The original 1975 film has become a cult classic
A remake of cult 1975 film The Rocky Horror Picture Show is being produced without the blessing of its creator Richard O'Brien, he has told the BBC.
It was announced on Wednesday that the new version, which will be co-financed by Sky Movies in the UK and MTV in the US, would be co-produced by O'Brien.
But he told the BBC he would not be involved "in any way".
"I have no view on whether it should be remade but it doesn't have my blessing," he added.
The original 1975 film, starring Tim Curry, Susan Sarandon and Meat Loaf, has become a kitsch classic.
The plot revolves around young American couple Brad and Janet who accidentally stumble into a strange world of alien transvestites and overt sexuality.
Sky announced on Wednesday that Lou Adler, executive producer on the original film, would return in the same role, while O'Brien would co-produce.
But, speaking on Wednesday afternoon, O'Brien told the BBC: "I'm not co-producing it and I won't be involved in any way.
"The first I heard about it was when people sent me cuttings from US papers."
He later told BBC Radio 5 Live that his involvement had been announced "to suggest I've given the project my seal of approval".
The original was "a wonderful movie", he said.
"I don't know where they'll go with it really," he added.
"I've even heard that they're going to put new songs in.
"I wrote the book, the music and the lyrics.
"Where are they going to get the songs from?

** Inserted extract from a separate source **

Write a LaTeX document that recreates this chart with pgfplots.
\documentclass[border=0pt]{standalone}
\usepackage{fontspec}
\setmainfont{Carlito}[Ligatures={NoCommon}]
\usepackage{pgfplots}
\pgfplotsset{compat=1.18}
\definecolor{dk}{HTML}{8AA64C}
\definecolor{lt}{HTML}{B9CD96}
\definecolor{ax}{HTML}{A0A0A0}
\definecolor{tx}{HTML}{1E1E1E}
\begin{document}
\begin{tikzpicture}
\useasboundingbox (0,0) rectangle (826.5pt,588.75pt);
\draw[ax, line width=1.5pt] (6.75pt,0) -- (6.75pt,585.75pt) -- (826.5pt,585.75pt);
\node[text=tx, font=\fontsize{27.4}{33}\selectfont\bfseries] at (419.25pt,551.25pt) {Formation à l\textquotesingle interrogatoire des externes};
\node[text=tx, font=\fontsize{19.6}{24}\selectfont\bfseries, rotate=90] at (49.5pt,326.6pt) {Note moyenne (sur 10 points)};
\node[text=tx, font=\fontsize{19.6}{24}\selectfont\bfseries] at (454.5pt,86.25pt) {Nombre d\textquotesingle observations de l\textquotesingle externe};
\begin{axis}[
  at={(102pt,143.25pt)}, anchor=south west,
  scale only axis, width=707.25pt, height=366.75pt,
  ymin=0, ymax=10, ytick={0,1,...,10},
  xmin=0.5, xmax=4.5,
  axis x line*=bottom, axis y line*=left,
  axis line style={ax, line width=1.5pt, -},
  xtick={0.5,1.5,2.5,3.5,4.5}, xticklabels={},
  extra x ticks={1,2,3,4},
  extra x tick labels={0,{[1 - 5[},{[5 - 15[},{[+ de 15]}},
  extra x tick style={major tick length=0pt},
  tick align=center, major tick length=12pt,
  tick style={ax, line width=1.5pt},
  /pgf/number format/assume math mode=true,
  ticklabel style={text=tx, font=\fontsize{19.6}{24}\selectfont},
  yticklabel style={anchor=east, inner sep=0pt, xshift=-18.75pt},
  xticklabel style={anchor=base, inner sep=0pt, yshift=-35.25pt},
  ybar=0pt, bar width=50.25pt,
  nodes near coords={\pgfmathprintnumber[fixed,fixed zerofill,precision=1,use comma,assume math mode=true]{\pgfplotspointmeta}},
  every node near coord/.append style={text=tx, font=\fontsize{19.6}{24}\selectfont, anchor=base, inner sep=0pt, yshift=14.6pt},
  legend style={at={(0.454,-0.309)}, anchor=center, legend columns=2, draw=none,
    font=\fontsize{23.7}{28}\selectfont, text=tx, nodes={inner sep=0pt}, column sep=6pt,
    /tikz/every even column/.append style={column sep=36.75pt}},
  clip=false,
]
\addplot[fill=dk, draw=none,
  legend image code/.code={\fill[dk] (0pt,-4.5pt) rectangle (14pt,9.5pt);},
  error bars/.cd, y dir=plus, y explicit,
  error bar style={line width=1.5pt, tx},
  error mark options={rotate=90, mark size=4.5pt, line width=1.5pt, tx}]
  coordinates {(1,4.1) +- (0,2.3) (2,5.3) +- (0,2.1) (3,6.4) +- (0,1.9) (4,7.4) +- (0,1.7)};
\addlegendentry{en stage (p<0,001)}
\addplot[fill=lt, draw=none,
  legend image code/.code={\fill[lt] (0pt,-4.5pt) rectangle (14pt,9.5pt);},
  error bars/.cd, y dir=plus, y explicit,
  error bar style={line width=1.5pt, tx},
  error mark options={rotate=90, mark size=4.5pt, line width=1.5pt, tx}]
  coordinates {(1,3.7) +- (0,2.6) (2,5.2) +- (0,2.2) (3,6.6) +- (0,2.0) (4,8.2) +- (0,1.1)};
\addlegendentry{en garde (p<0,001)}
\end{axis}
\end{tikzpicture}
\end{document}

Who's going to do that? That's a bit strange isn't it?"
'Life of own'
Sky said the cast and director of the new version are yet to be announced.
Lou Adler said: "The Rocky Horror phenomenon has a life of its own that has reincarnated itself in numerous ways since its birth.
Richard O'Brien said the stage show had gone from strength to strength
"Our hope has always been that each new endeavour and rebirth will expose the Rocky Horror experience to new audiences and expand the fan base." He said the original film would continue to be enjoyed "by new fans and old alike".
The new film will have its UK premiere on the Sky Movies channel.
The film started life as stage show The Rocky Horror Show in 1973.
It was adapted for cinema as The Rocky Horror Picture Show two years later and has generated an enthusiastic and dedicated following.
Audiences to both the stage and screen versions are encouraged to dress up like the show's characters.
O'Brien said the stage show had gone from strength to strength with a production opening in Sydney recently and one due to open in Berlin by the end of the year.